▶ _Your instructions_
Go through the listing beneath this task and return every line that carries the string "code".

>>

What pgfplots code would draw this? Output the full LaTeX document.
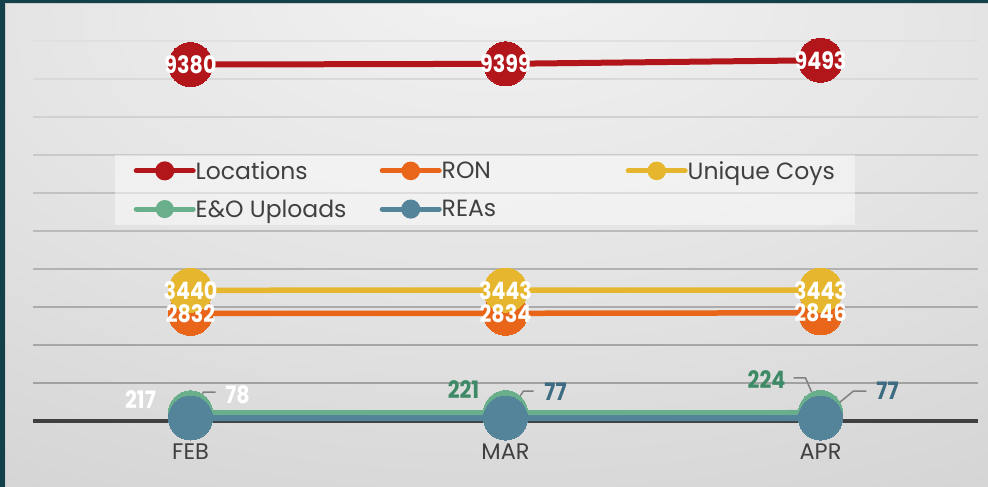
\documentclass[border=0pt]{standalone}
\usepackage{graphicx}
\usepackage{pgfplots}
\pgfplotsset{compat=1.18}
\usepackage{fontspec}
\setmainfont{Poppins}
\definecolor{cLoc}{HTML}{B3161A}
\definecolor{cRON}{HTML}{E8651A}
\definecolor{cCoy}{HTML}{E6B72E}
\definecolor{cEO}{HTML}{6AAF8C}
\definecolor{cREA}{HTML}{538499}
\definecolor{cEOt}{HTML}{3F8A66}
\definecolor{cREAt}{HTML}{3D6B82}
\definecolor{txt}{HTML}{404040}
\definecolor{bord}{HTML}{14404C}
\definecolor{bgA}{HTML}{F3F3F3}
\definecolor{bgB}{HTML}{E4E4E4}
\definecolor{bgC}{HTML}{CFCFCF}
\definecolor{bgD}{HTML}{C4C4C4}
\pgfdeclareradialshading{bgshade}{\pgfpoint{0bp}{30bp}}{color(0bp)=(bgA); color(25bp)=(bgB); color(55bp)=(bgC); color(90bp)=(bgD)}
\newcommand{\labfont}{\fontsize{24bp}{26bp}\selectfont\bfseries}
\newcommand{\legfont}{\fontsize{23.5bp}{27bp}\selectfont}
\newcommand{\legbox}[2]{\makebox[#1][l]{\rule[-7bp]{0pt}{24bp}#2}}
\pgfplotsset{
  lab/.style={forget plot, draw=none, mark=none,
    nodes near coords={\scalebox{0.86}[1]{\pgfmathprintnumber{\pgfplotspointmeta}}},
    every node near coord/.append style={anchor=center, font=\labfont}},
  labshift/.style={lab, point meta=y,
    visualization depends on={\thisrow{dx}\as\dx}, visualization depends on={\thisrow{dy}\as\dy},
    every node near coord/.append style={xshift=\dx bp, yshift=\dy bp}},
  leader/.style={forget plot, black!50, line width=1.5bp, mark=none},
}
\begin{document}
\begin{tikzpicture}
\useasboundingbox (0,0) rectangle (988bp,487bp);
\shade[shading=bgshade] (0,0) rectangle (988bp,487bp);
\fill[bord] (0,0) rectangle (5bp,487bp);
\fill[bord] (0,484bp) rectangle (988bp,487bp);
\draw[white!80!black, line width=0.8bp] (5.4bp,0) -- (5.4bp,483.6bp) -- (988bp,483.6bp);
\begin{axis}[
  at={(33bp,66bp)}, anchor=south west, scale only axis,
  width=945bp, height=380bp,
  xmin=-0.5, xmax=2.5, ymin=0, ymax=10000,
  clip=false,
  axis x line*=bottom, axis y line=none,
  x axis line style={draw=txt, line width=3bp, -},
  major tick length=0pt,
  xtick={0,1,2}, xticklabels={FEB,MAR,APR},
  ytick=\empty,
  xticklabel style={anchor=north, inner sep=0pt, yshift=-23bp, font=\fontsize{22.5bp}{26bp}\selectfont, text=txt},
  /pgf/number format/1000 sep={},
  /pgf/number format/assume math mode=true,
  legend columns=3,
  legend style={at={(0.0868,0.7)}, anchor=north west, draw=none, fill=white, fill opacity=0.45, text opacity=1,
    inner xsep=18.5bp, inner ysep=6bp, row sep=19bp, column sep=0pt, font=\legfont, text=txt,
    nodes={inner sep=0pt}},
  legend image code/.code={
    \draw[#1, line width=5bp, line cap=round, draw opacity=1] (0bp,0bp) -- (57bp,0bp);
    \fill[#1, fill opacity=1] (28.5bp,0bp) circle (6.5bp);
  },
]
% horizontal gridlines
\draw[black!37, line width=1.5bp] (axis cs:-0.5,1000) -- (axis cs:2.5,1000);
\draw[black!35, line width=1.5bp] (axis cs:-0.5,2000) -- (axis cs:2.5,2000);
\draw[black!33, line width=1.5bp] (axis cs:-0.5,3000) -- (axis cs:2.5,3000);
\draw[black!30, line width=1.5bp] (axis cs:-0.5,4000) -- (axis cs:2.5,4000);
\draw[black!27, line width=1.5bp] (axis cs:-0.5,5000) -- (axis cs:2.5,5000);
\draw[black!24, line width=1.5bp] (axis cs:-0.5,6000) -- (axis cs:2.5,6000);
\draw[black!21, line width=1.5bp] (axis cs:-0.5,7000) -- (axis cs:2.5,7000);
\draw[black!18, line width=1.5bp] (axis cs:-0.5,8000) -- (axis cs:2.5,8000);
\draw[black!15, line width=1.5bp] (axis cs:-0.5,9000) -- (axis cs:2.5,9000);
\draw[black!12, line width=1.5bp] (axis cs:-0.5,10000) -- (axis cs:2.5,10000);

\addplot[cLoc, line width=6bp, mark=*, mark size=22bp, mark options={line width=0pt, fill=cLoc}]
  coordinates {(0,9380) (1,9399) (2,9493)};
\addlegendentry{\legbox{184bp}{Locations}}
\addplot[cRON, line width=5.5bp, mark=*, mark size=22bp, mark options={line width=0pt, fill=cRON}]
  coordinates {(0,2832) (1,2834) (2,2846)};
\addlegendentry{\legbox{184bp}{RON}}
\addplot[cCoy, line width=5.5bp, mark=*, mark size=22bp, mark options={line width=0pt, fill=cCoy}]
  coordinates {(0,3440) (1,3443) (2,3443)};
\addlegendentry{\legbox{149bp}{Unique Coys}}
\addplot[cEO, line width=5bp, mark=*, mark size=22bp, mark options={line width=0pt, fill=cEO}]
  coordinates {(0,217) (1,221) (2,224)};
\addlegendentry{\legbox{184bp}{E\&O Uploads}}
\addplot[cREA, line width=6bp, mark=*, mark size=22bp, mark options={line width=0pt, fill=cREA}]
  coordinates {(0,78) (1,77) (2,77)};
\addlegendentry{\legbox{184bp}{REAs}}

% leader lines
\addplot[leader] coordinates {(0,78) (0.0413,763) (0.0794,763)};
\addplot[leader] coordinates {(1,77) (1.0571,789) (1.0889,789)};
\addplot[leader] coordinates {(1.9143,1132) (1.9524,1132) (2,224)};
\addplot[leader] coordinates {(2,77) (2.1048,789) (2.146,789)};

% data labels (centred)
\addplot[lab, every node near coord/.append style={text=white}]
  coordinates {(0,9380) (1,9399) (2,9493)};
\addplot[lab, every node near coord/.append style={text=white}]
  coordinates {(0,3440) (1,3443) (2,3443)};
\addplot[lab, every node near coord/.append style={text=white}]
  coordinates {(0,2832) (1,2834) (2,2846)};

% data labels (offset)
\addplot[labshift, every node near coord/.append style={text=white}]
  table {
x y dx dy
0 217 -50 13
0 78 47 23
};
\addplot[labshift, every node near coord/.append style={text=cEOt}]
  table {
x y dx dy
1 221 -42 22.6
2 224 -54 32.5
};
\addplot[labshift, every node near coord/.append style={text=cREAt}]
  table {
x y dx dy
1 77 50 26
2 77 67 27
};
\end{axis}
\end{tikzpicture}
\end{document}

<<

▶ _Task result_
What pgfplots code would draw this? Output the full LaTeX document.
  legend image code/.code={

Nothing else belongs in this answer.